### [Supplied data]

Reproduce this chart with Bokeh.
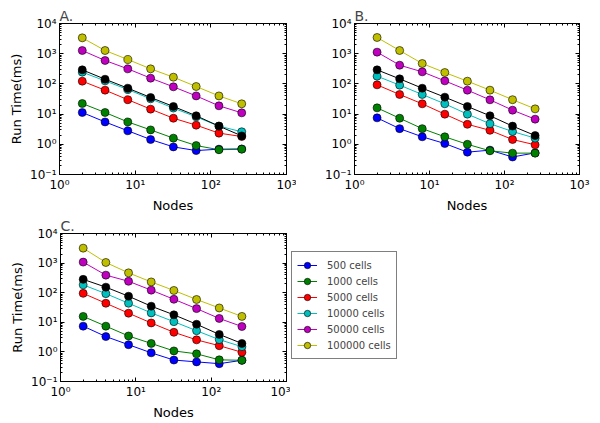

==

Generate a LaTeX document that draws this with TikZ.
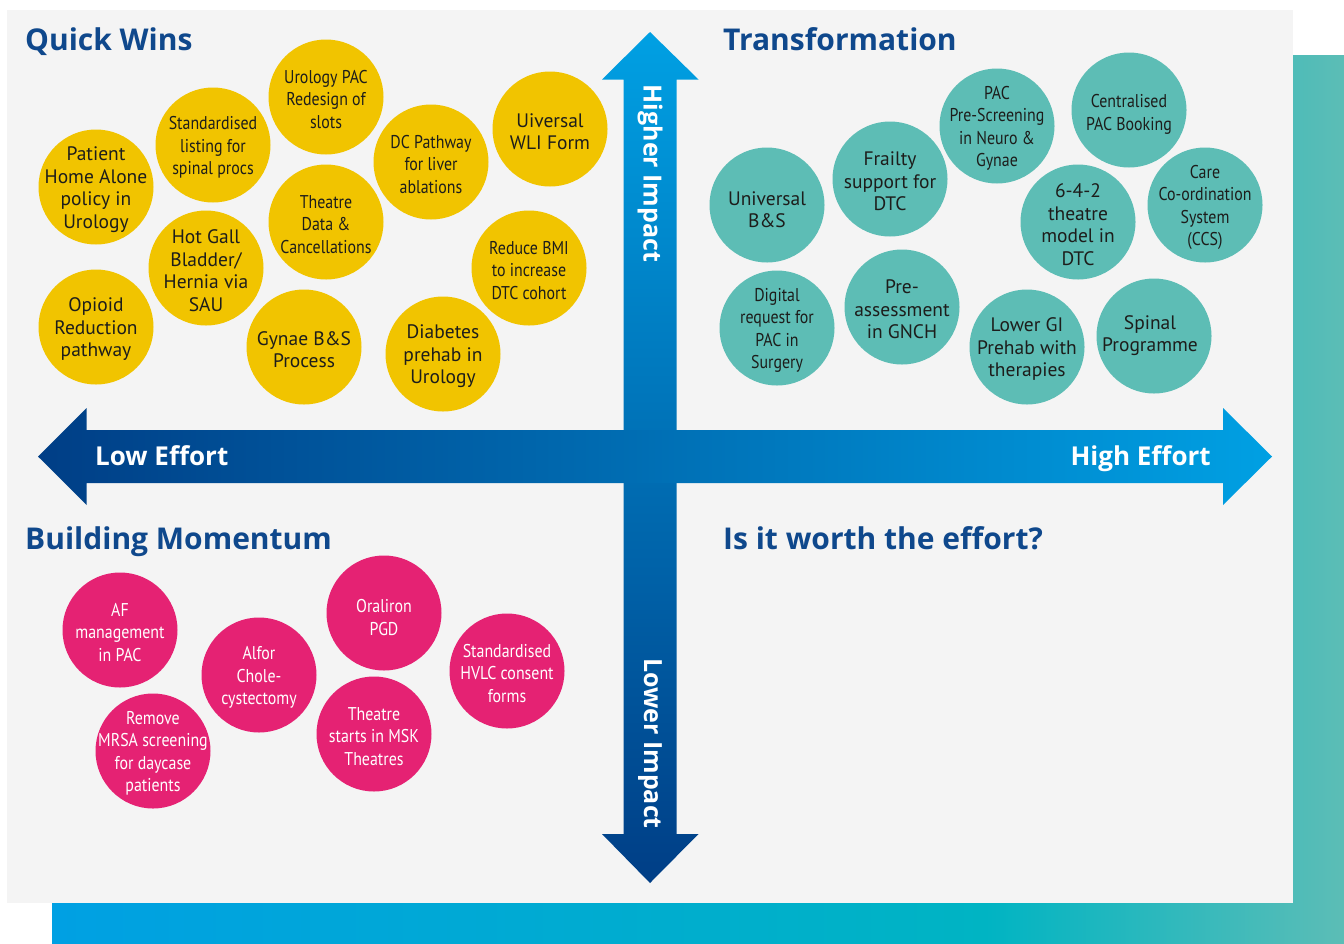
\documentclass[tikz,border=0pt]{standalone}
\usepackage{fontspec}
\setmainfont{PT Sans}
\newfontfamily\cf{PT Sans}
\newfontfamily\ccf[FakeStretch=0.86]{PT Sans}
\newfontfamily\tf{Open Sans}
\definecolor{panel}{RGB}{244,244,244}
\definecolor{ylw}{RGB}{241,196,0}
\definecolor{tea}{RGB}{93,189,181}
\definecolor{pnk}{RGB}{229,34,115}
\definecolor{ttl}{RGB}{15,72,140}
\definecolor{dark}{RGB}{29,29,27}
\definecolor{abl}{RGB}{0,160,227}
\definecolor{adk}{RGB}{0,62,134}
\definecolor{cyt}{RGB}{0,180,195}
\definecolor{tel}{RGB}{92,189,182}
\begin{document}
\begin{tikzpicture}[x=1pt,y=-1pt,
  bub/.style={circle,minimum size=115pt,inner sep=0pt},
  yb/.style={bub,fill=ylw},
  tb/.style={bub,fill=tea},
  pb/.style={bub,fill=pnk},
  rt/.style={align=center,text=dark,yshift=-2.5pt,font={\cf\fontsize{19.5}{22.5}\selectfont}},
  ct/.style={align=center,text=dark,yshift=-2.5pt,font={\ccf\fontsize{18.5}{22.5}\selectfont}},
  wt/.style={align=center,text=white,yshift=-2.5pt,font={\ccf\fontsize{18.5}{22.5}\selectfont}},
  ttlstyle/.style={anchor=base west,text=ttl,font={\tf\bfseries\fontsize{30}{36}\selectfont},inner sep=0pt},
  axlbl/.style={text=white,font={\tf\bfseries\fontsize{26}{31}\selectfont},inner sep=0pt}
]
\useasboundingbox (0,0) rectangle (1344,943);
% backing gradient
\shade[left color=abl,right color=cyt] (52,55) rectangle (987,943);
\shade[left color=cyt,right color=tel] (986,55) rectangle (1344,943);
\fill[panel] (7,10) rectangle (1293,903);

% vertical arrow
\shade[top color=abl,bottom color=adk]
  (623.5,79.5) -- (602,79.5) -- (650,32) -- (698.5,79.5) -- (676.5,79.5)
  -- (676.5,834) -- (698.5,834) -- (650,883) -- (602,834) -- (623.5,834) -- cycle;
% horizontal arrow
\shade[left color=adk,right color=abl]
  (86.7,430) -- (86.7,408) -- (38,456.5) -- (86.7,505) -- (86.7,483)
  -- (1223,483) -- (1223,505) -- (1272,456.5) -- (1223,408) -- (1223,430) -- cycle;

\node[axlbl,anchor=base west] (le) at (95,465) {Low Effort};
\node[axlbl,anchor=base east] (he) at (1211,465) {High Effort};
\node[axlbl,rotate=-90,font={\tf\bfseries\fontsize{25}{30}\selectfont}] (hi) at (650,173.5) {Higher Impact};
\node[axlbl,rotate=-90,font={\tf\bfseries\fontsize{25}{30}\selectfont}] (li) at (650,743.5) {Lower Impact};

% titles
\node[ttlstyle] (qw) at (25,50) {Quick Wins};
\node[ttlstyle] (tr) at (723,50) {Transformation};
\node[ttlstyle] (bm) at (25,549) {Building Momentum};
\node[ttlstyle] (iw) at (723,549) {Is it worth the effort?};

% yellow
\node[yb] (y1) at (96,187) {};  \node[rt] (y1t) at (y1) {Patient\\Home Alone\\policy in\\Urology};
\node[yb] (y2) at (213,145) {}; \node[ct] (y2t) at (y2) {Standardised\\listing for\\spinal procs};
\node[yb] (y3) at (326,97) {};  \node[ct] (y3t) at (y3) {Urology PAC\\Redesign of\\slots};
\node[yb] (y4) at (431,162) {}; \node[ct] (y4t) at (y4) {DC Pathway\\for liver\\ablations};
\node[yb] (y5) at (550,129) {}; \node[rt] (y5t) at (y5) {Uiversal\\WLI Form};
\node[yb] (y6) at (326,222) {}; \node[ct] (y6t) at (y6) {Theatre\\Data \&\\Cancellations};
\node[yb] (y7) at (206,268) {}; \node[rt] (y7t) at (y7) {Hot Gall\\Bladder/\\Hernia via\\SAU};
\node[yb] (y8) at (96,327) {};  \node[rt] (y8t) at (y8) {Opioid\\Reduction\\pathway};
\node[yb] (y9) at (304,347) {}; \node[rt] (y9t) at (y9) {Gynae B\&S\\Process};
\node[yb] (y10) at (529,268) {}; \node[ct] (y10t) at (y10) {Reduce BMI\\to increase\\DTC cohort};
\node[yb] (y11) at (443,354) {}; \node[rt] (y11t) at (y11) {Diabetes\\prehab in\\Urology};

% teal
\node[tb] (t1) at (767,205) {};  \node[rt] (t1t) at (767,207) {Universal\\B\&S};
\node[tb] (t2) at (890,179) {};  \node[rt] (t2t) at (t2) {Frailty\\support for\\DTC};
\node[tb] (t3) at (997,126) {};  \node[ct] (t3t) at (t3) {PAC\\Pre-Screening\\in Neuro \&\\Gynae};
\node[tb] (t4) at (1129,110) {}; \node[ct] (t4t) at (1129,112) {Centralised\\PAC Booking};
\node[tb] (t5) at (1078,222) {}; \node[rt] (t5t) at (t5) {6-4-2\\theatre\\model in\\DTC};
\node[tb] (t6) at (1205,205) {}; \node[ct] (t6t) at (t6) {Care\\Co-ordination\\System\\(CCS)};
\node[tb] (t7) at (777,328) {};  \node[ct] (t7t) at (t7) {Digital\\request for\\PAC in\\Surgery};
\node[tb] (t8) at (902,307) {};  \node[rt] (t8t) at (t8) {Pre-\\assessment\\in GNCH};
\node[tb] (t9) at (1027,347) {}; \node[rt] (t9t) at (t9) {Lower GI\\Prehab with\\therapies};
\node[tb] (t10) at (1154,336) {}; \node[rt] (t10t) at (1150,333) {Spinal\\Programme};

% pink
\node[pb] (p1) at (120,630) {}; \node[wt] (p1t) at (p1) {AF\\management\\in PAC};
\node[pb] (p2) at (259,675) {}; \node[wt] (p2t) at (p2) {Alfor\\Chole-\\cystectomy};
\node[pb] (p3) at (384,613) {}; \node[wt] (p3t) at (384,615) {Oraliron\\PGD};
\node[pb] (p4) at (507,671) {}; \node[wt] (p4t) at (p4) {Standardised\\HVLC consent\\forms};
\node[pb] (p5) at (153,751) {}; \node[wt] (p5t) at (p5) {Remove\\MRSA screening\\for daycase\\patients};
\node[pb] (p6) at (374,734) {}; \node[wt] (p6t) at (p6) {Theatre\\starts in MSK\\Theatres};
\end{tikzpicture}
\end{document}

### [What is asked]
Go through the data above and find the lines with the word "this". Copy each of those lines.

### [Right answer]
Reproduce this chart with Bokeh.
Generate a LaTeX document that draws this with TikZ.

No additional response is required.